Version 2.1.0 of Parquet4s introduces advanced operations on generic datasets, that is on ParquetIterable[RowParquetRecord], to the core module. Now users can join and concat two or more datasets which can simplify some ETL jobs a lot.

Available operations:

  • Left join
  • Right join
  • Inner join
  • Full join
  • Concat (appending one dataset to another)
  • Write called directly on a dataset.

Mind that joins require loading the right-side dataset into memory, so those operations are not applicable for very large datasets. Consider switching the position of datasets in your join operation (the left dataset is iterated over). Or use e.g. Apache Spark which distributes data across multiple machines for performing join operations.

Please note that this is an experimental feature. API may change in the future, and some functionalities may be added or removed.
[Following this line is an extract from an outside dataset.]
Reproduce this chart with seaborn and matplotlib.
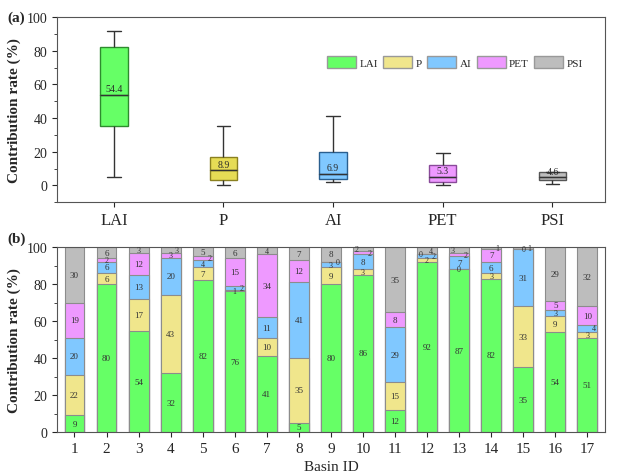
import numpy as np
import pandas as pd
import matplotlib
matplotlib.use("Agg")
import matplotlib.pyplot as plt
from matplotlib.patches import Patch
from matplotlib.ticker import MultipleLocator
import seaborn as sns

# contribution rate (%) of each factor per basin
basins = [str(i) for i in range(1, 18)]
lai = [9, 80, 54, 32, 82, 76, 41, 5, 80, 86, 12, 92, 87, 82, 35, 54, 51]
p   = [22, 6, 17, 43, 7, 1, 10, 35, 9, 3, 15, 2, 0, 3, 33, 9, 3]
ai  = [20, 6, 13, 20, 4, 2, 11, 41, 3, 8, 29, 2, 7, 6, 31, 3, 4]
pet = [19, 2, 12, 3, 2, 15, 34, 12, 0, 2, 8, 0, 2, 7, 0, 5, 10]
psi = [30, 6, 3, 3, 5, 6, 4, 7, 8, 2, 35, 4, 3, 1, 1, 29, 32]

factors = ["LAI", "P", "AI", "PET", "PSI"]
median_labels = ["54.4", "8.9", "6.9", "5.3", "4.6"]

bar_colors = ["#66ff66", "#f0e68c", "#80c8ff", "#ee99ff", "#bdbdbd"]
box_colors = ["#66ff66", "#e6dc55", "#80c8ff", "#ee99ff", "#bdbdbd"]
edge_colors = ["#2e8b2e", "#8a8020", "#2a5f8f", "#8a4a9a", "#555555"]

df = pd.DataFrame({"Basin": basins, "LAI": lai, "P": p, "AI": ai, "PET": pet, "PSI": psi})
long = df.melt(id_vars="Basin", var_name="Factor", value_name="Rate")

sns.set_style("ticks")
plt.rcParams["font.family"] = ["Liberation Serif", "DejaVu Serif"]

fig = plt.figure(figsize=(6.18, 4.77), dpi=100)
ax1 = fig.add_axes([0.092, 0.574, 0.887, 0.388])
ax2 = fig.add_axes([0.092, 0.092, 0.887, 0.388])

############################################################
# (a) box plot
############################################################
sns.boxplot(data=long, x="Factor", y="Rate", hue="Factor", order=factors,
            hue_order=factors, palette=box_colors, width=0.25, showfliers=False,
            whis=1.5, linewidth=1, saturation=1, legend=False, ax=ax1)
for i, patch in enumerate(ax1.patches):
    patch.set_edgecolor(edge_colors[i])
for line in ax1.lines:
    line.set_color("#333333")
for i, f in enumerate(factors):
    m = np.median(df[f])
    ax1.plot([i - 0.125, i + 0.125], [m, m], color=edge_colors[i], lw=1)
    ax1.text(i, float(median_labels[i]) + 0.8, median_labels[i], ha="center",
             va="bottom", fontsize=7, color="#2a2a2a")

ax1.set_ylim(-10, 100)
ax1.set_xlim(-0.52, 4.48)
ax1.yaxis.set_major_locator(MultipleLocator(20))
ax1.yaxis.set_minor_locator(MultipleLocator(10))
ax1.set_xlabel("")
ax1.set_ylabel("Contribution rate (%)", fontsize=11, fontweight="bold")
ax1.tick_params(axis="x", labelsize=12)
ax1.tick_params(axis="y", labelsize=10)
for s in ax1.spines.values():
    s.set_visible(True)
    s.set_color("#555555")

handles = [Patch(facecolor=c, edgecolor="#999999", label=f) for c, f in zip(bar_colors, factors)]
ax1.legend(handles=handles, ncol=5, loc="center", bbox_to_anchor=(0.726, 0.757),
           frameon=False, fontsize=8, handlelength=2.6, handleheight=1.2,
           columnspacing=0.5, handletextpad=0.3)
fig.text(0.012, 0.955, "(a)", fontsize=11, fontweight="bold")

############################################################
# (b) stacked bars (rounded shares rescaled so each bar closes at 100)
############################################################
share = df[factors].div(df[factors].sum(axis=1), axis=0) * 100
cum = share.cumsum(axis=1)
for k in range(len(factors) - 1, -1, -1):
    sns.barplot(x=df["Basin"], y=cum[factors[k]], color=bar_colors[k], width=0.62,
                edgecolor="#8c8c8c", linewidth=0.8, saturation=1, ax=ax2)

for i in range(len(basins)):
    shift = 0
    for k, f in enumerate(factors):
        val = df[f][i]
        mid = cum[f][i] - share[f][i] / 2
        if share[f][i] < 4.5:
            dx = [0, 0.2, -0.2, 0.1][shift % 4]
            shift += 1
        else:
            dx = 0
        ax2.text(i + dx, mid, str(val), ha="center", va="center",
                 fontsize=6.5 if val >= 5 else 5.8, color="#333333")

ax2.set_ylim(0, 100)
ax2.set_xlim(-0.55, 16.55)
ax2.yaxis.set_major_locator(MultipleLocator(20))
ax2.yaxis.set_minor_locator(MultipleLocator(10))
ax2.set_xlabel("Basin ID", fontsize=11)
ax2.set_ylabel("Contribution rate (%)", fontsize=11, fontweight="bold")
ax2.tick_params(axis="x", labelsize=11)
ax2.tick_params(axis="y", labelsize=10)
for s in ax2.spines.values():
    s.set_visible(True)
    s.set_color("#555555")
fig.text(0.012, 0.49, "(b)", fontsize=11, fontweight="bold")

fig.savefig("out.png", dpi=100)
import com.github.mjakubowski84.parquet4s.{Col, ParquetReader, Path}
import scala.util.Using

case class PetOwner(id: Long, name: String, petId: Long, petName: String)

// define 1st dataset
val readOwners = ParquetReader
  .projectedGeneric(
    Col("id").as[Long],
    Col("name").as[String]
  )
  .read(Path("/owners"))

// define 2nd dataset
val readPets = ParquetReader
  .projectedGeneric(
    Col("id").as[Long].alias("petId"),
    Col("name").as[String].alias("petName"),
    Col("ownerId").as[Long]
  )
  .read(Path("/pets"))

// join and write output dataset
Using.resources(readOwners, readPets) { case (owners, pets) =>
  owners
    .innerJoin(right = pets, onLeft = Col("id"), onRight = Col("ownerId")) // define join operation
    .as[PetOwner] // set typed schema and codecs
    .writeAndClose(Path("/pet_owners/file.parquet")) // execute all including write to the disk
}